Commit c709bacc authored by Leo Gordon's avatar Leo Gordon
Browse files

an up-to-date text version of the installation/usage manual

parent 9be30f46
eHive installation, setup and usage.
1. Download and install the necessary external software:
1.1. Perl 5.6 or higher, since eHive code is written in Perl
# see http://www.perl.com/download.csp
1.2. MySQL 5.1 or higher
eHive keeps its state in a MySQL database, so you will need
(1) a MySQL server installed on the machine where you want to maintain the state and
(2) MySQL clients installed on the machines where the jobs are to be executed.
MySQL version 5.1 or higher is recommended to maintain compatibility with Compara pipelines.
see http://dev.mysql.com/downloads/
1.3. Perl DBI API
Perl database interface that includes API to MySQL
# see http://dbi.perl.org/
1.4. Perl UUID API
eHive uses Universally Unique Identifiers (UUIDs) to identify workers internally.
# see http://search.cpan.org/dist/Data-UUID/
2. Download and install essential and optional packages from BioPerl and EnsEMBL CVS
2.1. It is advised to have a dedicated directory where EnsEMBL-related packages will be deployed.

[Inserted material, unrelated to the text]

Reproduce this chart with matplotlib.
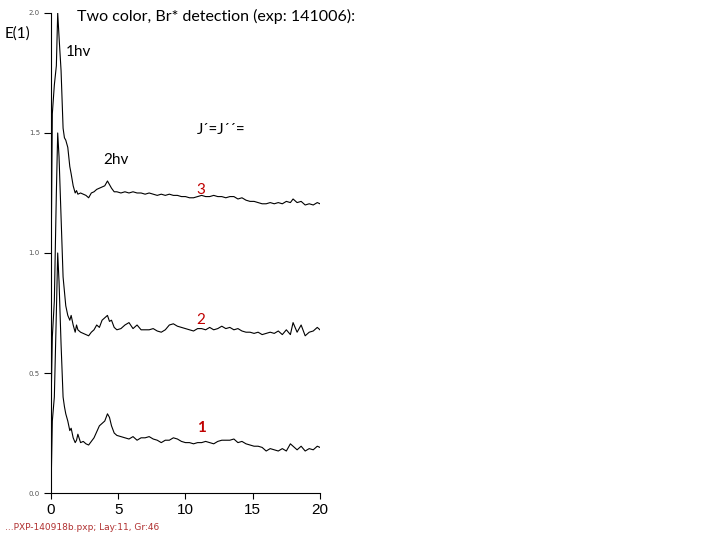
import matplotlib.pyplot as plt

# delay axis (shared by all three traces)
x = [0, 0.1, 0.25, 0.4, 0.5, 0.6, 0.75, 0.9, 1.0, 1.1,
     1.25, 1.4, 1.5, 1.65, 1.8, 1.9, 2.0, 2.2, 2.4, 2.6,
     2.8, 3.0, 3.2, 3.4, 3.6, 3.8, 4.0, 4.2, 4.35, 4.5,
     4.7, 4.9, 5.2, 5.5, 5.8, 6.1, 6.4, 6.7, 7.0, 7.3,
     7.6, 7.9, 8.2, 8.5, 8.8, 9.1, 9.4, 9.7, 10.0, 10.3,
     10.6, 10.9, 11.2, 11.5, 11.8, 12.1, 12.4, 12.7, 13.0, 13.3,
     13.6, 13.9, 14.2, 14.5, 14.8, 15.1, 15.4, 15.7, 16.0, 16.3,
     16.6, 16.9, 17.2, 17.5, 17.8, 18.0, 18.3, 18.6, 18.9, 19.2,
     19.5, 19.8, 20.0]

j1 = [0.0, 0.30, 0.40, 0.75, 1.00, 0.88, 0.62, 0.40, 0.36, 0.33,
      0.30, 0.26, 0.27, 0.23, 0.21, 0.22, 0.245, 0.21, 0.215, 0.205,
      0.20, 0.215, 0.23, 0.255, 0.28, 0.29, 0.30, 0.33, 0.315, 0.28,
      0.25, 0.24, 0.235, 0.23, 0.225, 0.235, 0.22, 0.23, 0.23, 0.235,
      0.225, 0.22, 0.21, 0.22, 0.22, 0.23, 0.225, 0.215, 0.21, 0.21,
      0.205, 0.21, 0.21, 0.215, 0.21, 0.205, 0.215, 0.22, 0.22, 0.22,
      0.225, 0.21, 0.215, 0.205, 0.20, 0.195, 0.195, 0.19, 0.175, 0.185,
      0.18, 0.175, 0.185, 0.175, 0.205, 0.195, 0.18, 0.195, 0.175, 0.185,
      0.18, 0.195, 0.19]

j2 = [0.35, 0.65, 0.80, 1.25, 1.50, 1.40, 1.15, 0.90, 0.84, 0.78,
      0.74, 0.72, 0.74, 0.70, 0.67, 0.70, 0.68, 0.67, 0.665, 0.66,
      0.655, 0.67, 0.68, 0.70, 0.69, 0.72, 0.73, 0.74, 0.715, 0.72,
      0.69, 0.68, 0.685, 0.70, 0.71, 0.685, 0.70, 0.68, 0.68, 0.68,
      0.685, 0.675, 0.67, 0.68, 0.70, 0.705, 0.695, 0.69, 0.685, 0.68,
      0.675, 0.685, 0.685, 0.68, 0.69, 0.68, 0.685, 0.695, 0.685, 0.69,
      0.68, 0.685, 0.675, 0.67, 0.67, 0.665, 0.67, 0.66, 0.665, 0.67,
      0.665, 0.675, 0.66, 0.68, 0.66, 0.71, 0.67, 0.70, 0.655, 0.67,
      0.675, 0.69, 0.68]

j3 = [0.90, 1.58, 1.70, 1.78, 2.00, 1.90, 1.76, 1.52, 1.48, 1.47,
      1.44, 1.36, 1.33, 1.28, 1.25, 1.26, 1.245, 1.25, 1.245, 1.24,
      1.23, 1.25, 1.255, 1.265, 1.27, 1.275, 1.28, 1.30, 1.285, 1.27,
      1.255, 1.255, 1.25, 1.255, 1.25, 1.255, 1.25, 1.25, 1.245, 1.25,
      1.245, 1.24, 1.245, 1.24, 1.245, 1.24, 1.24, 1.235, 1.235, 1.23,
      1.23, 1.235, 1.24, 1.235, 1.235, 1.24, 1.235, 1.235, 1.23, 1.235,
      1.235, 1.225, 1.23, 1.22, 1.215, 1.215, 1.21, 1.205, 1.205, 1.21,
      1.205, 1.21, 1.205, 1.215, 1.21, 1.225, 1.21, 1.215, 1.20, 1.205,
      1.20, 1.21, 1.205]

plt.rcParams['font.family'] = ['Lato', 'DejaVu Sans']

fig = plt.figure(figsize=(7.2, 5.4), dpi=100)
ax = fig.add_axes([0.0708, 0.087, 0.3736, 0.889])

for y in (j1, j2, j3):
    ax.plot(x, y, color="black", lw=0.8)

ax.set_xlim(0, 20)
ax.set_ylim(0, 2.0)
ax.set_xticks([0, 5, 10, 15, 20])
ax.set_yticks([0.0, 0.5, 1.0, 1.5, 2.0])
ax.set_yticklabels(["0.0", "0.5", "1.0", "1.5", "2.0"], fontsize=5,
                   color="#555555", family="DejaVu Sans")
ax.tick_params(axis="x", labelsize=11, length=4, width=0.8)
ax.tick_params(axis="y", length=5, width=0.8, pad=3)
for lbl in ax.get_xticklabels():
    lbl.set_family("Liberation Sans")
ax.spines["top"].set_visible(False)
ax.spines["right"].set_visible(False)

fig.text(5 / 720, 1 - 34 / 540, "E(1)", fontsize=11, va="center", ha="left")
fig.text(77 / 720, 1 - 16 / 540, "Two color, Br* detection (exp: 141006):",
         fontsize=11.5, va="center", ha="left")
fig.text(66 / 720, 1 - 52 / 540, "1hv", fontsize=11, va="center", ha="left")
fig.text(103 / 720, 1 - 160 / 540, "2hv", fontsize=11, va="center", ha="left")
fig.text(197 / 720, 1 - 130 / 540, "J´=J´´=", fontsize=11, va="center", ha="left")

labels = ["1", "2", "3"]
label_y = [428, 320, 190]
label_w = ["bold", "normal", "normal"]
for lab, py, w in zip(labels, label_y, label_w):
    fig.text(201 / 720, 1 - py / 540, lab, fontsize=11, color="#c00000",
             va="center", ha="center", fontweight=w)

fig.text(5 / 720, 1 - 528 / 540, "...PXP-140918b.pxp; Lay:11, Gr:46",
         fontsize=6.5, color="#b03030", va="center", ha="left",
         family="Liberation Sans Narrow")

fig.savefig("out.png", dpi=100)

Unlike DBI or UUID modules that can be installed system-wide by the system administrator,
you will benefit from full (read+write) access to the EnsEMBL files/directories,
so it is best to install them under your home directory. For example,
$ mkdir $HOME/ensembl_main
It will be convenient to set a variable pointing at this directory for future use:
# using bash syntax:
$ export ENS_CODE_ROOT="$HOME/ensembl_main"
#
# (for best results, append this line to your ~/.bashrc configuration file)
# using [t]csh syntax:
$ setenv ENS_CODE_ROOT "$HOME/ensembl_main"
#
# (for best results, append this line to your ~/.cshrc or ~/.tcshrc configuration file)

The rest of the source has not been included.